- [Task brief] Print nothing but the lines from the start of the listing below through the line that contains "113.57, 114.43, 115.57]". Do not include the pictures.

- [Data section]
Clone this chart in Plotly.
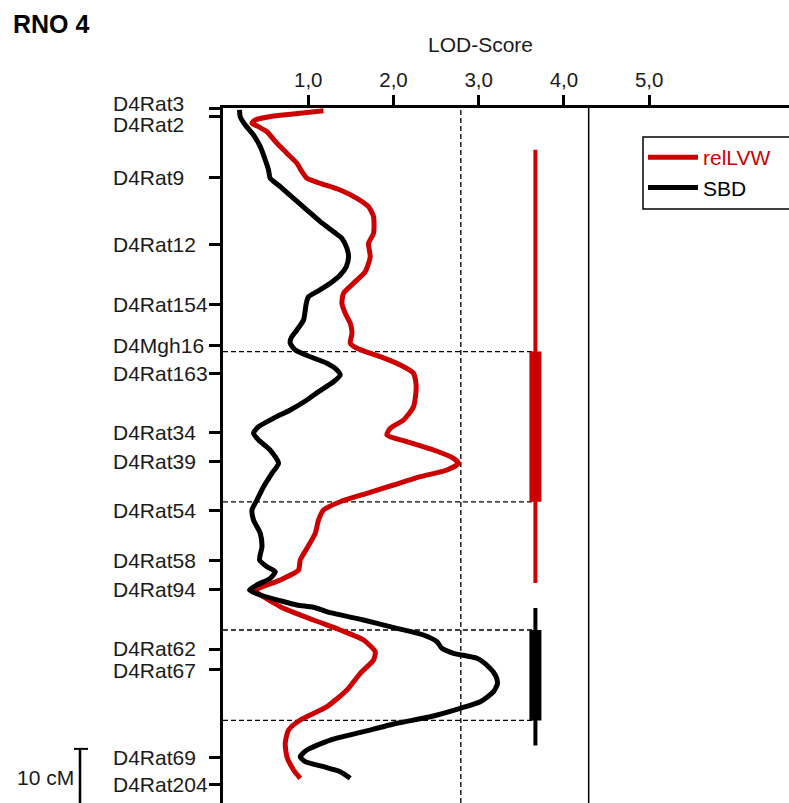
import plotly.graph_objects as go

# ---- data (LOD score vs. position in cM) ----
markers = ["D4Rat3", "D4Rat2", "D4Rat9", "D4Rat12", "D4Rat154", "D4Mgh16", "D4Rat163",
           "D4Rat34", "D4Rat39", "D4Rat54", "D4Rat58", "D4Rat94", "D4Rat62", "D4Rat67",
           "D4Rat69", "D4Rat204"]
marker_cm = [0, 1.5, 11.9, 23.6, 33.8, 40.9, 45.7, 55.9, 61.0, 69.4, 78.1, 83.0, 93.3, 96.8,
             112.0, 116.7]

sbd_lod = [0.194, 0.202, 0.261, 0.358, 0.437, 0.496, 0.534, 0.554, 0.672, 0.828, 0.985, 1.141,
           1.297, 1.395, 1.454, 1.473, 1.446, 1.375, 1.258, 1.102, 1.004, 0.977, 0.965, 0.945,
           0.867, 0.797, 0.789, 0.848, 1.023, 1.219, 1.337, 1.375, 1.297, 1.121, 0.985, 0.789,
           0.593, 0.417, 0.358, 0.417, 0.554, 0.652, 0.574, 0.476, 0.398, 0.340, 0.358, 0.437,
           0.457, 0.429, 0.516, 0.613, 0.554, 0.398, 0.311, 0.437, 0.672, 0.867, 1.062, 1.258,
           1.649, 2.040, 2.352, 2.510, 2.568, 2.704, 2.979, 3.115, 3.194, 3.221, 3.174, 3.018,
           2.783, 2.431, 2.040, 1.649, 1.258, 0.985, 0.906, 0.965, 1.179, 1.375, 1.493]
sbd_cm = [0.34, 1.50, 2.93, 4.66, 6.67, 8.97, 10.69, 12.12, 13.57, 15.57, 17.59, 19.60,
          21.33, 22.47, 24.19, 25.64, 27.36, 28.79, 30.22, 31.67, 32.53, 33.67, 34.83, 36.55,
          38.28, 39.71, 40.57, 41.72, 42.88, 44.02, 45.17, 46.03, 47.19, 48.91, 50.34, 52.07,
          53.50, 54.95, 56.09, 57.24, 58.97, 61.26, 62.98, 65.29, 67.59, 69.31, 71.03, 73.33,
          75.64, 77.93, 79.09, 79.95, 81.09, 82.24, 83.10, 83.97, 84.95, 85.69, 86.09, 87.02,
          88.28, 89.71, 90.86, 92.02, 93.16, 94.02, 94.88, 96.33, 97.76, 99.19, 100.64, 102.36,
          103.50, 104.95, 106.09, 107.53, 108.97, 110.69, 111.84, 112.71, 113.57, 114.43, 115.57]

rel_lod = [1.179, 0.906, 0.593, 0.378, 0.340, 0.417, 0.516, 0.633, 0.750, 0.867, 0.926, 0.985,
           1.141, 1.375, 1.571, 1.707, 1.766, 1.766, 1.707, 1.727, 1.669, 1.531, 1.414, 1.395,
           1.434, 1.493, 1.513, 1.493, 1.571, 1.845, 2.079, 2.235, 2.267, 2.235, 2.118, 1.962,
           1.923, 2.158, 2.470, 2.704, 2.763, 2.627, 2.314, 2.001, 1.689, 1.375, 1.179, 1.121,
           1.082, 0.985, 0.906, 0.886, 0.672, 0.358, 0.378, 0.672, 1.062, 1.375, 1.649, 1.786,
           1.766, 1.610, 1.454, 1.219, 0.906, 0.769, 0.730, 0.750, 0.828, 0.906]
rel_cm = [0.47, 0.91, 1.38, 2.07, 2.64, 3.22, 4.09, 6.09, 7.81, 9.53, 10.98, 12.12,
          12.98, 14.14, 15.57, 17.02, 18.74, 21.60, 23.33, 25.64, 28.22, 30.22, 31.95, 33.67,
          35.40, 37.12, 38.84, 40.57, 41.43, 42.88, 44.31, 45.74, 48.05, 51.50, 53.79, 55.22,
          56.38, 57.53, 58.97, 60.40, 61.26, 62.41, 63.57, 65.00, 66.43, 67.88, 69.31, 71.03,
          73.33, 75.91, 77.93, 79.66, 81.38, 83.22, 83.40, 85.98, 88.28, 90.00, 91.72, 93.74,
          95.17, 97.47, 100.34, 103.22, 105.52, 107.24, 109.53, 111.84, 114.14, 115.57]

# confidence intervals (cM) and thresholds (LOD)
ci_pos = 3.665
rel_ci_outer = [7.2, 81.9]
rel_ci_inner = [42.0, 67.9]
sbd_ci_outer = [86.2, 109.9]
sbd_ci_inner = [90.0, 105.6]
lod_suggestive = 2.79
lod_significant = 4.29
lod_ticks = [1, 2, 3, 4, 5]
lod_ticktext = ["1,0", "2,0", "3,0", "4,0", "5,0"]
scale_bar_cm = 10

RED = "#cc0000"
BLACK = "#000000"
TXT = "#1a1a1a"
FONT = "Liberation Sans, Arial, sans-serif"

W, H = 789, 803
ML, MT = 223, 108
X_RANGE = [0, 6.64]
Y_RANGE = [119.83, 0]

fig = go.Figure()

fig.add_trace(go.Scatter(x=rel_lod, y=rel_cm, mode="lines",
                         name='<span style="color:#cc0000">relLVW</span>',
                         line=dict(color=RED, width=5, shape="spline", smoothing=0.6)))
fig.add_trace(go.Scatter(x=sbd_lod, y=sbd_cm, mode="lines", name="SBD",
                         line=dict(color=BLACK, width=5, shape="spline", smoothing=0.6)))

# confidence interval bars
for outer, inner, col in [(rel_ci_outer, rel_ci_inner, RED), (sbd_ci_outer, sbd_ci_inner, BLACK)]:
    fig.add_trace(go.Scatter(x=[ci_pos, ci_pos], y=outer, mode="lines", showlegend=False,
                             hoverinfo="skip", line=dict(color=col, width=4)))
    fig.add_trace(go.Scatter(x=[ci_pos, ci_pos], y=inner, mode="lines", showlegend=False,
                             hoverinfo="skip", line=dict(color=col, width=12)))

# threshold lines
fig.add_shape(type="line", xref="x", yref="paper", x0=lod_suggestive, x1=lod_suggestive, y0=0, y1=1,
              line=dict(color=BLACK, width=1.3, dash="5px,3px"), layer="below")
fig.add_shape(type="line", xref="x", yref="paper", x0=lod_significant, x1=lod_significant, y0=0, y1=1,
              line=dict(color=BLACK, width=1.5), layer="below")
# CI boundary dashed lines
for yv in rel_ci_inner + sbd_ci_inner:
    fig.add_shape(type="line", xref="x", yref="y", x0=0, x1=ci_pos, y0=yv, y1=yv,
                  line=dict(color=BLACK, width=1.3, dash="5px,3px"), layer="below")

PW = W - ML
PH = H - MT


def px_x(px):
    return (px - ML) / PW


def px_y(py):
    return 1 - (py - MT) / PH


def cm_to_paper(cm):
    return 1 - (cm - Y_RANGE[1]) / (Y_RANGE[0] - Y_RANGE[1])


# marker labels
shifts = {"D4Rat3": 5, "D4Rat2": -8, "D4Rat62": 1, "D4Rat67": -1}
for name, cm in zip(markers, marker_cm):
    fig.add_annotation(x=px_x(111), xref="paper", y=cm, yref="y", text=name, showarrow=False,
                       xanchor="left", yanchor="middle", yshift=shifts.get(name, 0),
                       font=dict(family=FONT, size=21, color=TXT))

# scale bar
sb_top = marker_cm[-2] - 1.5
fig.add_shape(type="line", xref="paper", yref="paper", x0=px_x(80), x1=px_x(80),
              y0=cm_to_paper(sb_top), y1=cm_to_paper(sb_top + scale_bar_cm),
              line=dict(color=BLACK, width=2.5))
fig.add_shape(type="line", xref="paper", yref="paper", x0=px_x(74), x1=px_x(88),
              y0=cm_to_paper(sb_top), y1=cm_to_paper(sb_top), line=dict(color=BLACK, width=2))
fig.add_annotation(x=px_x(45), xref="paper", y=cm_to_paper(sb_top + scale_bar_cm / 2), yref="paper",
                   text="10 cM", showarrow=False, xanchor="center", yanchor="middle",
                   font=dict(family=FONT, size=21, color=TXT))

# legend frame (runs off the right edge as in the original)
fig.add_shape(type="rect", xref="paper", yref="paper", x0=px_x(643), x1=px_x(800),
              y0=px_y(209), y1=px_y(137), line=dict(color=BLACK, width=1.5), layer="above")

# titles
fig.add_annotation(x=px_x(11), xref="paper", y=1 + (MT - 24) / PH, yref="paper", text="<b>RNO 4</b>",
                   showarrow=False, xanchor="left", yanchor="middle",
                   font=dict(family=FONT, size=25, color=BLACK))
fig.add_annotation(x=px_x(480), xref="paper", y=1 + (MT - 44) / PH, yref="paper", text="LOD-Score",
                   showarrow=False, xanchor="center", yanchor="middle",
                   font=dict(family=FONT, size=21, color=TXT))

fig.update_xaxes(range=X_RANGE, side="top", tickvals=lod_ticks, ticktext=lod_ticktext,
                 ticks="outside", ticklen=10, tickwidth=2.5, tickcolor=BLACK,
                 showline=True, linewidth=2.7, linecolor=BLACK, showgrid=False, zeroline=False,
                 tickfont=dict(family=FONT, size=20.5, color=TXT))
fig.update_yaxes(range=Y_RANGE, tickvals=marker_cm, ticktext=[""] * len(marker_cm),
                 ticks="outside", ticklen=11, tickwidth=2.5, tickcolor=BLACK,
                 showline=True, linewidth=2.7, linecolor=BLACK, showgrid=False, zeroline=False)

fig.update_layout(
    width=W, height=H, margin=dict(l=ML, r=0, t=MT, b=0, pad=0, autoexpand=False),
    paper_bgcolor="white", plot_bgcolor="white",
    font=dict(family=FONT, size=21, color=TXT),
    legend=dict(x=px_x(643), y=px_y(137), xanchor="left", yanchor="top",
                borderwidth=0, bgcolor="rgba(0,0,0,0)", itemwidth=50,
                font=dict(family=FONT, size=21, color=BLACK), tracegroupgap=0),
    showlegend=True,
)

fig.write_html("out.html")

- [Exercise result]
Clone this chart in Plotly.
import plotly.graph_objects as go

# ---- data (LOD score vs. position in cM) ----
markers = ["D4Rat3", "D4Rat2", "D4Rat9", "D4Rat12", "D4Rat154", "D4Mgh16", "D4Rat163",
           "D4Rat34", "D4Rat39", "D4Rat54", "D4Rat58", "D4Rat94", "D4Rat62", "D4Rat67",
           "D4Rat69", "D4Rat204"]
marker_cm = [0, 1.5, 11.9, 23.6, 33.8, 40.9, 45.7, 55.9, 61.0, 69.4, 78.1, 83.0, 93.3, 96.8,
             112.0, 116.7]

sbd_lod = [0.194, 0.202, 0.261, 0.358, 0.437, 0.496, 0.534, 0.554, 0.672, 0.828, 0.985, 1.141,
           1.297, 1.395, 1.454, 1.473, 1.446, 1.375, 1.258, 1.102, 1.004, 0.977, 0.965, 0.945,
           0.867, 0.797, 0.789, 0.848, 1.023, 1.219, 1.337, 1.375, 1.297, 1.121, 0.985, 0.789,
           0.593, 0.417, 0.358, 0.417, 0.554, 0.652, 0.574, 0.476, 0.398, 0.340, 0.358, 0.437,
           0.457, 0.429, 0.516, 0.613, 0.554, 0.398, 0.311, 0.437, 0.672, 0.867, 1.062, 1.258,
           1.649, 2.040, 2.352, 2.510, 2.568, 2.704, 2.979, 3.115, 3.194, 3.221, 3.174, 3.018,
           2.783, 2.431, 2.040, 1.649, 1.258, 0.985, 0.906, 0.965, 1.179, 1.375, 1.493]
sbd_cm = [0.34, 1.50, 2.93, 4.66, 6.67, 8.97, 10.69, 12.12, 13.57, 15.57, 17.59, 19.60,
          21.33, 22.47, 24.19, 25.64, 27.36, 28.79, 30.22, 31.67, 32.53, 33.67, 34.83, 36.55,
          38.28, 39.71, 40.57, 41.72, 42.88, 44.02, 45.17, 46.03, 47.19, 48.91, 50.34, 52.07,
          53.50, 54.95, 56.09, 57.24, 58.97, 61.26, 62.98, 65.29, 67.59, 69.31, 71.03, 73.33,
          75.64, 77.93, 79.09, 79.95, 81.09, 82.24, 83.10, 83.97, 84.95, 85.69, 86.09, 87.02,
          88.28, 89.71, 90.86, 92.02, 93.16, 94.02, 94.88, 96.33, 97.76, 99.19, 100.64, 102.36,
          103.50, 104.95, 106.09, 107.53, 108.97, 110.69, 111.84, 112.71, 113.57, 114.43, 115.57]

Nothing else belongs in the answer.